When you are on the product page showing the most similar product makes sense as this will help streamline the user’s decisions. Showing a product not similar might confuse the user. Here we can use some similarity-based algorithms or content-based filtering. Another way of recommending on the product page is showing complementary products to it which will help in cross-selling. A frequent mining set approach like market basket analysis will help.
Every user has a distinctive taste, some like to explore the same product to what they are already using and some like to explore new products which similar users are already showing interest. A hybrid approach that combines both user-based filtering and item-based filtering techniques. Such an approach will enable us to overcome the limits of content-based and collaborative filtering, leveraging the advantages of both techniques.
Freshness
Freshness can be a very important factor. We should figure out how to recommend fresh content. It has been observed that the relevance of the product to the user comes with an expiry. A product relevant now might not be relevant the next day. If a user is interested in the traveling app today, might not be interested in it tomorrow since the purpose is fulfilled.
In the case of sequence-based or session-based recommendations, freshness is taken care of but if we are using any other type of recommendation we should keep on adjusting/ re-ordering based on the recent activity of the user. One of the ways can be to generate candidates (items) in batch recommendations and re-rank the filtered items for a user based on another recommendation algorithm.
Handling the Corner Cases
The most common problem with the recommendation systems is the cold start problem i.e. when we have a new user or a new item. For new users, we can opt for popularity-based models which work pretty well and to make the recommendations more specific to show popular items with the user cohort.
In case of a new item, map it to the most similar item and show it in place of it sometimes to make the discoverability better. With time, the item will start getting picked up by the recommendation system.
Feature Engineering
Usually, there are two types of features – explicit and implicit features. Explicit features can be ratings, favorites, etc. In Youtube, it can be the like/share/subscribe actions. Implicit features are less obvious. If a user has watched a video for only a couple of seconds, probably it’s a negative sign. Given a list of recommended videos, if a user clicks one over another, it can mean that he prefers the one clicked. Usually, we need to explore a lot about implicit features.

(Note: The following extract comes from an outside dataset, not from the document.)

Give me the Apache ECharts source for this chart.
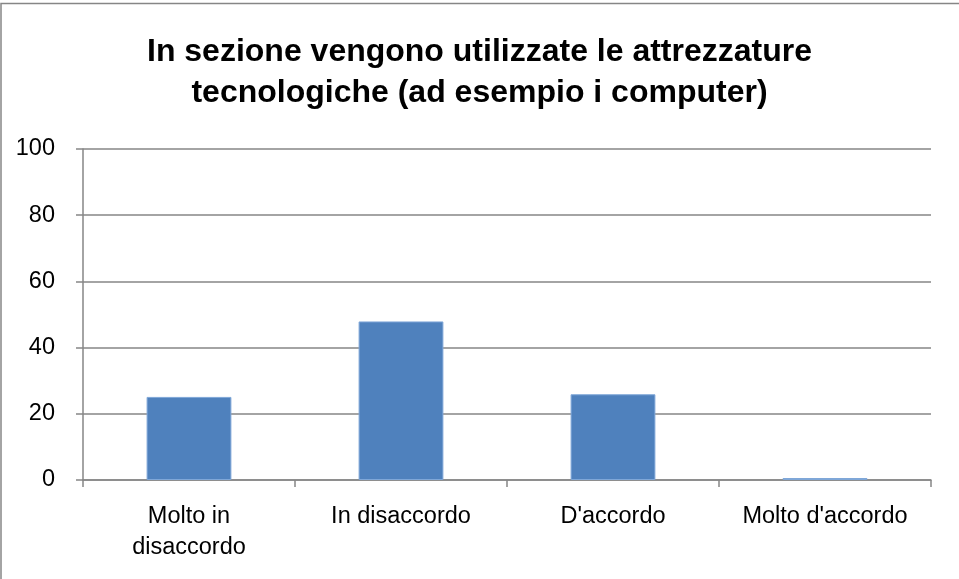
<!DOCTYPE html>
<html>
<head>
<meta charset="utf-8">
<script src="https://cdn.jsdelivr.net/npm/echarts@6/dist/echarts.min.js"></script>
<style>
  html, body { margin: 0; padding: 0; background: #fff; }
  #main { width: 959px; height: 579px; }
</style>
</head>
<body>
<div id="main"></div>
<script>
// dati
const titolo = 'In sezione vengono utilizzate le attrezzature\ntecnologiche (ad esempio i computer)'
const categorie = ['Molto in disaccordo', 'In disaccordo', "D'accordo", "Molto d'accordo"]
const valori = [25.1, 47.9, 25.9, 0.6]
const yTicks = [0, 20, 40, 60, 80, 100]

const font = 'Liberation Sans'
const chart = echarts.init(document.getElementById('main'))

const option = {
  backgroundColor: '#fff',
  animation: false,
  title: {
    text: titolo,
    left: 'center',
    top: 27,
    textStyle: {
      fontFamily: font,
      fontSize: 32,
      fontWeight: 'bold',
      color: '#000',
      lineHeight: 41
    }
  },
  graphic: [{
    type: 'rect',
    shape: { x: 1, y: 3.5, width: 965, height: 590 },
    style: { fill: 'none', stroke: '#868686', lineWidth: 1.5 },
    silent: true
  }],
  grid: {
    left: 83,
    right: 28,
    top: 149,
    bottom: 99,
    containLabel: false
  },
  xAxis: {
    type: 'category',
    data: categorie,
    axisLine: { lineStyle: { color: '#868686', width: 1.5 } },
    axisTick: { show: true, interval: 0, length: 7, lineStyle: { color: '#868686', width: 1.5 } },
    axisLabel: {
      interval: 0,
      hideOverlap: false,
      fontFamily: font,
      fontSize: 23.5,
      color: '#000',
      margin: 21,
      lineHeight: 31,
      // Excel manda a capo la prima etichetta
      formatter: v => v === 'Molto in disaccordo' ? 'Molto in\ndisaccordo' : v
    }
  },
  yAxis: {
    type: 'value',
    min: yTicks[0],
    max: yTicks[yTicks.length - 1],
    interval: 20,
    axisLine: { show: true, lineStyle: { color: '#868686', width: 1.5 } },
    axisTick: { show: true, length: 7, lineStyle: { color: '#868686', width: 1.5 } },
    axisLabel: {
      fontFamily: font,
      fontSize: 23.5,
      color: '#000',
      margin: 28
    },
    splitLine: { lineStyle: { color: '#868686', width: 1.5 } }
  },
  series: [{
    type: 'bar',
    data: valori,
    barWidth: '40%',
    itemStyle: {
      color: '#4F81BD',
      borderColor: '#7FA7D8',
      borderWidth: 1
    }
  }]
}

option && chart.setOption(option)
</script>
</body>
</html>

There are several features that are quite obvious:
- Like/share/subscribe – As mentioned above, they are strong signs about a user’s preferences.
- Watch time
- Video title/labels/categories
- Freshness
- Purchase history
It’s worth noting that when building machine learning systems, you have to experiment a lot with different combinations of features so that you won’t know which one is good unless you give it a try.
Infrastructure
Given that comparing similar users/videos can be time-consuming in the app, this part should be done in offline pipelines. Therefore, we can divide the whole system online and offline.
For the offline part, all the user models and products need to store in distributed systems. Pipelines that calculate similar users/products are also running regularly in order to keep data updated. In fact, for most machine learning systems, it’s common to use the offline pipeline to process big data as you won’t expect it to finish with few seconds.
For the online part, based on the user profile and his actions (like products just watched), we should be able to provide a list of recommended products from offline data. Normally, the recommendation engine fetches more products than needed and then does filtering and ranking on the fly. We can filter products that are obviously irrelevant like products the user has seen. And then we should also rank the suggestions. Few factors that should be considered include product popularity (share/comment/like numbers), freshness, quality, and so on.
Evaluation
Evaluation is an essential component of the recommendation system, which allows us to understand how well the system works. No single solution is best and the algorithm degrades with changes in user behavior. Using reinforcement learning is one way but still needs an eye.
Always do the A/B/N test between the challenger and defender strategy and pick the one that performed better. Post that, we should keep logging the model drift and data patterns and accordingly decide the need to re-train or re-visit the algorithm. Also, not to forget user feedback to be supplied to the strategy or ML model to avoid irrelevant recommendations.